I wouldn't call myself a brony because I really don't think it's the second coming, but I do enjoy it; it's funny and has amusing characters and some real shining moments. (Also, it manages to make me like the exaggeratedly vain fashionpony. Tell me a year ago that I'll like the exaggeratedly vain fashionpony and I'll go "whuh?") Shadey, on the other hand, is pretty crazy about it. It just makes him happy. And that makes me happy, so.


----------



## Harlequin (Dec 21, 2011)

I was at home for the Easter break and everyone on #tcod was all ponyponypony, so I was like "k", and then I downloaded most of series 1 and then watched up to like, episode ten. I enjoyed it! I introduced it to my university friends and one of them is now a hardcore brony.


----------



## Ultra-Saiyan Jace (Dec 21, 2011)

I once thought that My Little Pony was just for little girls, but as soon as I watched it, I started liking it, thanks to everybody that is up here that likes it.
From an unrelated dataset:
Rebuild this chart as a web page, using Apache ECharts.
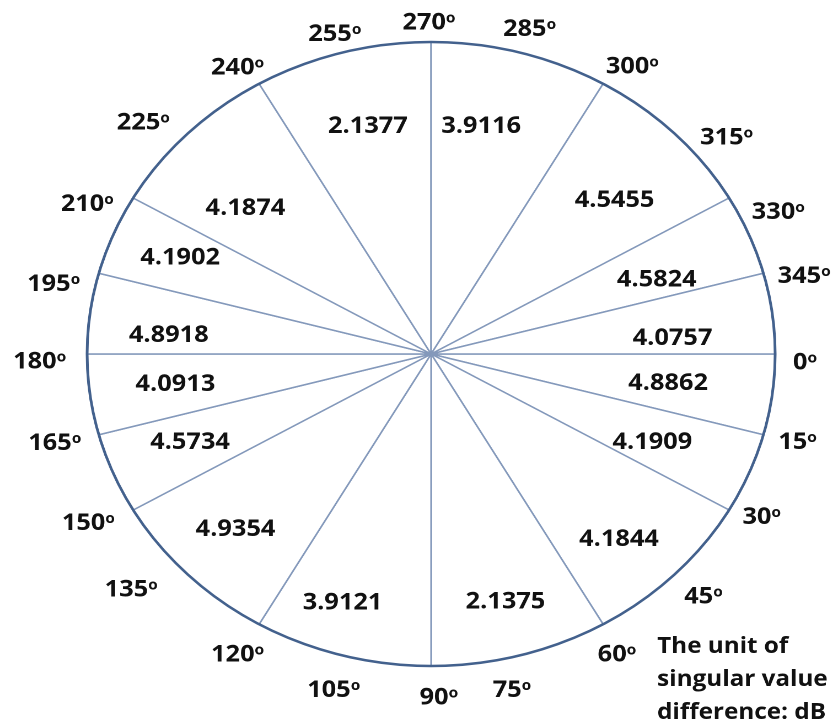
<!DOCTYPE html>
<html>
<head>
<meta charset="utf-8">
<script src="https://cdn.jsdelivr.net/npm/echarts@6/dist/echarts.min.js"></script>
<style>
  html, body { margin: 0; padding: 0; background: #fff; overflow: hidden; }
  body { width: 832px; height: 724px; }
  /* The chart is laid out on a narrower canvas and widened into an ellipse */
  #chart { width: 755px; height: 724px; transform: scaleX(1.1026); transform-origin: 0 0; }
</style>
</head>
<body>
<div id="chart"></div>
<script>
// Sector boundaries in degrees, measured clockwise from the right-hand horizontal
const sectorEdges = [0, 15, 30, 60, 90, 120, 150, 165, 180, 195, 210, 240, 270, 300, 330, 345, 360];
// Singular value difference (dB) for each sector, in the same order
const diffValues = [4.8862, 4.1909, 4.1844, 2.1375, 3.9121, 4.9354, 4.5734, 4.0913,
                    4.8918, 4.1902, 4.1874, 2.1377, 3.9116, 4.5455, 4.5824, 4.0757];
// Degree labels around the rim
const angleTicks = [0, 15, 30, 45, 60, 75, 90, 105, 120, 135, 150, 165,
                    180, 195, 210, 225, 240, 255, 270, 285, 300, 315, 330, 345];
const unitText = 'The unit of\nsingular value\ndifference: dB';

// Layout / style settings
const FONT = '"Open Sans", Lato, "DejaVu Sans", sans-serif';
const INK = '#111111';
const CENTER = [391, 354];
const R = 312;
const RIM_LABEL_RING = 1.106;          // rim label distance, in radius units
// small hand nudges [dx, dy] (px) for the value labels, per sector
const valueNudge = [[-24, -2], [-22, -4], [0, 15], [5, 15], [-18, 16], [-7, 5], [4, -4], [7, -1],
                    [1, 13], [-5, -4], [2, 25], [5, 5], [-17, 5], [-4, 17], [-18, 18], [-20, 16]];
// small hand nudges [dx, dy] (px) for the degree labels, per tick
const rimNudge = [[-6, 9], [-1, -1], [1, -9], [3, -1], [-4, 2], [-16, 3], [7, -1], [1, 3],
                  [-3, 2], [-28, -8], [-12, -3], [-8, 0], [-10, 8], [-9, 20], [-13, 23], [-17, 13],
                  [-3, 13], [2, 14], [-2, 14], [0, 9], [10, 12], [24, 28], [16, 31], [5, 12]];

const sectors = diffValues.map((v, i) => ({
  value: sectorEdges[i + 1] - sectorEdges[i],
  name: v.toFixed(4)
}));

const chart = echarts.init(document.getElementById('chart'), null, { renderer: 'canvas', devicePixelRatio: 2 });

const textBase = { fontFamily: FONT, fontWeight: 'bold', color: INK, textBorderWidth: 0 };

chart.setOption({
  animation: false,
  backgroundColor: '#ffffff',
  title: {
    text: unitText,
    left: 591,
    top: 625,
    textStyle: Object.assign({ fontSize: 22, lineHeight: 33 }, textBase)
  },
  polar: { center: CENTER, radius: R },
  angleAxis: {
    type: 'value',
    min: 0,
    max: 360,
    interval: 15,
    startAngle: 0,
    clockwise: true,
    z: 10,
    axisLine: { show: true, lineStyle: { color: '#43618d', width: 2.5 } },
    axisTick: { show: false },
    splitLine: { show: false },
    axisLabel: { show: false }
  },
  radiusAxis: { show: false, min: 0, max: 1 },
  series: [
    {
      // sector fills and the radial dividing lines
      type: 'pie',
      center: CENTER,
      radius: [0, R],
      startAngle: 0,
      clockwise: true,
      silent: true,
      z: 2,
      data: sectors,
      itemStyle: { color: '#ffffff', borderColor: '#8499bb', borderWidth: 1.5 },
      label: { show: false },
      labelLine: { show: false }
    },
    {
      // value labels inside each sector
      type: 'pie',
      center: CENTER,
      radius: [186, 290],
      startAngle: 0,
      clockwise: true,
      silent: true,
      z: 3,
      data: sectors,
      itemStyle: { color: 'rgba(0,0,0,0)', borderWidth: 0 },
      label: Object.assign({
        show: true,
        position: 'inside',
        formatter: p => diffValues[p.dataIndex].toFixed(4),
        fontSize: 23
      }, textBase),
      labelLine: { show: false },
      labelLayout: p => ({ dx: valueNudge[p.dataIndex][0], dy: valueNudge[p.dataIndex][1] })
    },
    {
      // degree labels around the rim
      type: 'scatter',
      coordinateSystem: 'polar',
      silent: true,
      clip: false,
      symbolSize: 1,
      itemStyle: { color: '#ffffff', opacity: 0 },
      z: 11,
      data: angleTicks.map(a => [RIM_LABEL_RING, a]),
      label: Object.assign({
        show: true,
        position: 'inside',
        opacity: 1,
        formatter: p => '{d|' + angleTicks[p.dataIndex] + '}{s|o}',
        rich: {
          d: Object.assign({ fontSize: 23, opacity: 1 }, textBase),
          s: Object.assign({ fontSize: 14, verticalAlign: 'top', opacity: 1 }, textBase)
        }
      }, textBase),
      labelLayout: p => ({ dx: rimNudge[p.dataIndex][0], dy: rimNudge[p.dataIndex][1] })
    }
  ]
});
</script>
</body>
</html>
Thanks, everybody for helping me see the "bigger picture"


----------



## Zhorken (Dec 21, 2011)

I can't stand the term "brony".  I don't care how many people say that it's not actually supposed to be gendered or bring frat boys to mind.  I'm not going to call myself a "bro", ny or otherwise.

That said, I don't remember exactly how I caught on to the fact that the Internet was abuzz about it, but I watched the first pilot episode at some point and kind of liked it.  I didn't realize it was a TV pilot episode, though; I thought it was part of a movie.  Then I never got around to continuing, but I kept linking fanart in #tcod because, hey, colourful ponies.  Eventually, a few other #tcoders decided to actually check out the show, and I clued in that it was actually a _show_, and jumped on the bandwagon.  Then each episode kept getting better than the last, and the rest is history.


----------



## Dannichu (Dec 21, 2011)

Legendaryseeker99 said:


> uv, I believe that guy in your sig is talking to you. *stabbed*


'That guy'? You will address Alan Davies with the proper level of respect :o

While not a huge fan, my housemate/Welsh BFF sat me down and we've watched all of series 1 and parts of 2. It's pretty good fun, and I like some of the characters, but I haven't found it obsession-worthy, and it ranks under both The Sarah Jane Adventures and Horrible Histories in terms of "shows I am a decade too old to be socially allowed to enjoy".


----------



## shy ♡ (Dec 21, 2011)

Zhorken said:


> I can't stand the term "brony".  I don't care how many people say that it's not actually supposed to be gendered or bring frat boys to mind.  I'm not going to call myself a "bro", ny or otherwise.


I feel the same way. 'Brony' just makes me shiver. e_e It's just, ew. MLP is such a sweet show and then you make it sound so gross like that. Ew.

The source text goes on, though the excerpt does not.